→ **DIRECTIVE**
Write out the material again exactly, please, and omit the pictures.

→ **SUPPLIED DATA**

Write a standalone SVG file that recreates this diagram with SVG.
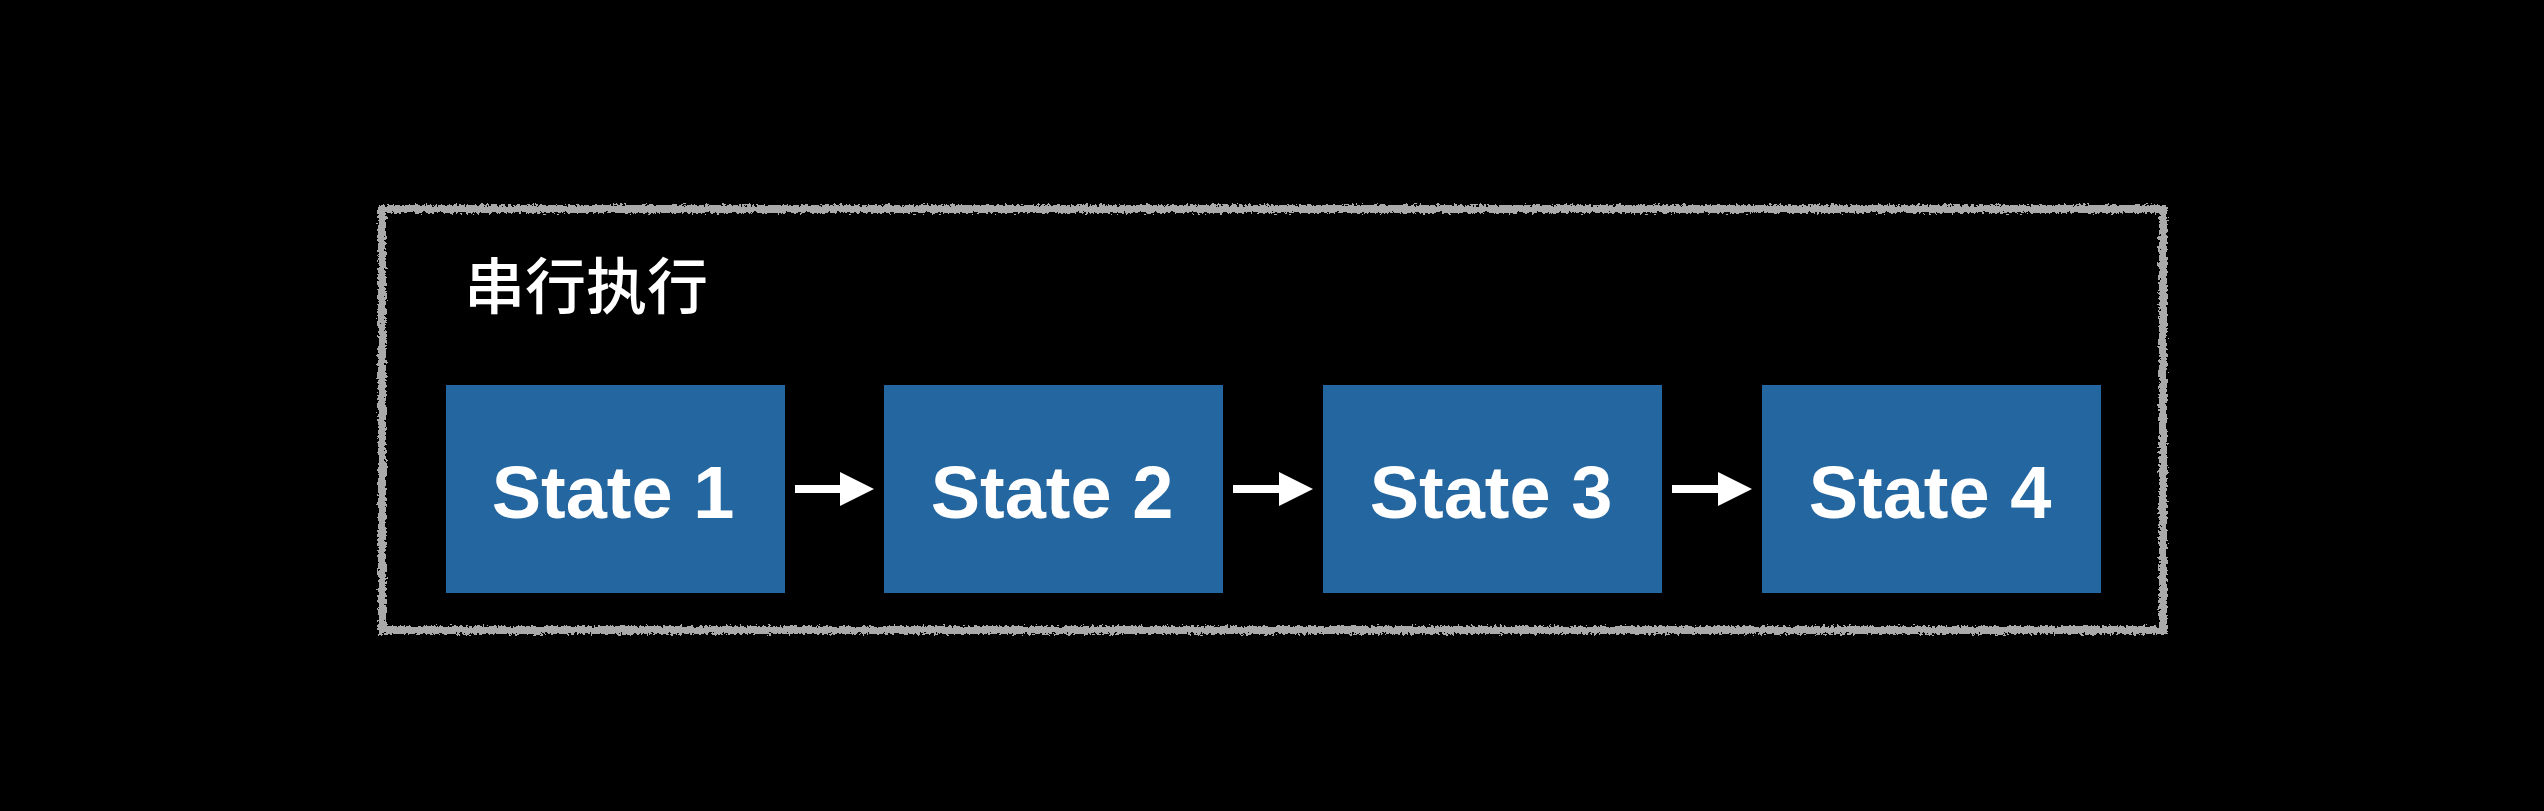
<svg xmlns="http://www.w3.org/2000/svg" width="2544" height="811" viewBox="0 0 2544 811">
  <defs>
    <filter id="rough" x="-5%" y="-5%" width="110%" height="110%">
      <feTurbulence type="fractalNoise" baseFrequency="0.35" numOctaves="2" seed="3" result="n"/>
      <feDisplacementMap in="SourceGraphic" in2="n" scale="7" xChannelSelector="R" yChannelSelector="G"/>
    </filter>
    <marker id="ah" markerUnits="userSpaceOnUse" markerWidth="34" markerHeight="34" refX="0" refY="17" orient="auto" viewBox="0 0 34 34">
      <path d="M0,0 L34,17 L0,34 Z" fill="#ffffff"/>
    </marker>
  </defs>
  <style>
    .state rect { fill: #24669f; }
    .state text { fill: #ffffff; font-family: "Liberation Sans", Arial, sans-serif; font-weight: bold; font-size: 74px; text-anchor: middle; }
    .title { fill: #ffffff; font-family: "Noto Sans CJK SC", sans-serif; font-weight: 500; font-size: 61px; }
    .conn line { stroke: #ffffff; stroke-width: 8; marker-end: url(#ah); }
  </style>
  <rect x="0" y="0" width="2544" height="811" fill="#000000"/>
  <g id="frame">
    <rect x="382" y="209" width="1781" height="421" fill="none" stroke="#aaaaaa" stroke-width="8" filter="url(#rough)"/>
    <text class="title" x="464" y="309">串行执行</text>
  </g>
  <g id="state1" class="state">
    <rect x="446" y="385" width="339" height="208"/>
    <text x="613" y="518">State 1</text>
  </g>
  <g id="state2" class="state">
    <rect x="884" y="385" width="339" height="208"/>
    <text x="1052" y="518">State 2</text>
  </g>
  <g id="state3" class="state">
    <rect x="1323" y="385" width="339" height="208"/>
    <text x="1491" y="518">State 3</text>
  </g>
  <g id="state4" class="state">
    <rect x="1762" y="385" width="339" height="208"/>
    <text x="1930" y="518">State 4</text>
  </g>
  <g id="connectors" class="conn">
    <line x1="795" y1="489" x2="840" y2="489"/>
    <line x1="1233" y1="489" x2="1279" y2="489"/>
    <line x1="1672" y1="489" x2="1718" y2="489"/>
  </g>
</svg>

→ **EXERCISE SOLUTION**
Write a standalone SVG file that recreates this diagram with SVG.
<svg xmlns="http://www.w3.org/2000/svg" width="2544" height="811" viewBox="0 0 2544 811">
  <defs>
    <filter id="rough" x="-5%" y="-5%" width="110%" height="110%">
      <feTurbulence type="fractalNoise" baseFrequency="0.35" numOctaves="2" seed="3" result="n"/>
      <feDisplacementMap in="SourceGraphic" in2="n" scale="7" xChannelSelector="R" yChannelSelector="G"/>
    </filter>
    <marker id="ah" markerUnits="userSpaceOnUse" markerWidth="34" markerHeight="34" refX="0" refY="17" orient="auto" viewBox="0 0 34 34">
      <path d="M0,0 L34,17 L0,34 Z" fill="#ffffff"/>
    </marker>
  </defs>
  <style>
    .state rect { fill: #24669f; }
    .state text { fill: #ffffff; font-family: "Liberation Sans", Arial, sans-serif; font-weight: bold; font-size: 74px; text-anchor: middle; }
    .title { fill: #ffffff; font-family: "Noto Sans CJK SC", sans-serif; font-weight: 500; font-size: 61px; }
    .conn line { stroke: #ffffff; stroke-width: 8; marker-end: url(#ah); }
  </style>
  <rect x="0" y="0" width="2544" height="811" fill="#000000"/>
  <g id="frame">
    <rect x="382" y="209" width="1781" height="421" fill="none" stroke="#aaaaaa" stroke-width="8" filter="url(#rough)"/>
    <text class="title" x="464" y="309">串行执行</text>
  </g>
  <g id="state1" class="state">
    <rect x="446" y="385" width="339" height="208"/>
    <text x="613" y="518">State 1</text>
  </g>
  <g id="state2" class="state">
    <rect x="884" y="385" width="339" height="208"/>
    <text x="1052" y="518">State 2</text>
  </g>
  <g id="state3" class="state">
    <rect x="1323" y="385" width="339" height="208"/>
    <text x="1491" y="518">State 3</text>
  </g>
  <g id="state4" class="state">
    <rect x="1762" y="385" width="339" height="208"/>
    <text x="1930" y="518">State 4</text>
  </g>
  <g id="connectors" class="conn">
    <line x1="795" y1="489" x2="840" y2="489"/>
    <line x1="1233" y1="489" x2="1279" y2="489"/>
    <line x1="1672" y1="489" x2="1718" y2="489"/>
  </g>
</svg>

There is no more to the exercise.